- Main
Deep Learning of Discriminative Gene Expression Models and Generative Models of Molecule and Protein Sequences
- Honig, Edouardo
- Advisor(s): Wu, Yingnian
Abstract
Deep learning has enabled the creation of systems that appear more capable than humans across a myriad of domains, including understanding and generation of language, vision, games, finance, and social and physical sciences. While there exists a baseline level of human knowledge across all domains, there remains a large gap in the scientific understanding of the biological sequences that make up the building blocks of life. In this dissertation, we propose novel approaches to modeling genomic, molecular, and protein sequences to better decipher and construct said sequences. This effort aims to benefit the production of novel therapies and drugs to treat diseases. Specifically, we leverage and improve deep learning techniques to model the human genome, drug-like molecules, and proteins.

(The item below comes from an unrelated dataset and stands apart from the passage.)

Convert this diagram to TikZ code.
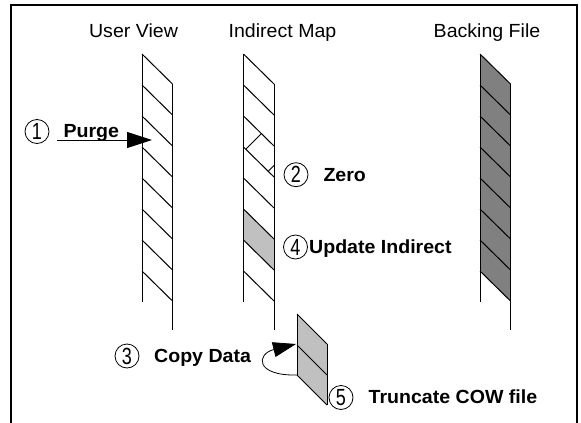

This dissertation is the culmination of four works. The first two focus on predicting single cell gene expression from the human reference genome. By using annotated representations of genetic sequences, we develop mathematical equations to inform scientific understanding of the contribution of various sections of the genome to gene expression. Additionally, we model long-range genetic effects by extending the length of input genetic sequence to our model, and confirm that the model's intermediate representations are consistent with our understanding of the genome. The third work develops a framework for conditional generation of molecules by iterative refinement, which may improve the discovery and development of drugs. Finally, we build an efficient model for protein sequences, aiming to bolster the production of useful proteins for industrial and medical applications.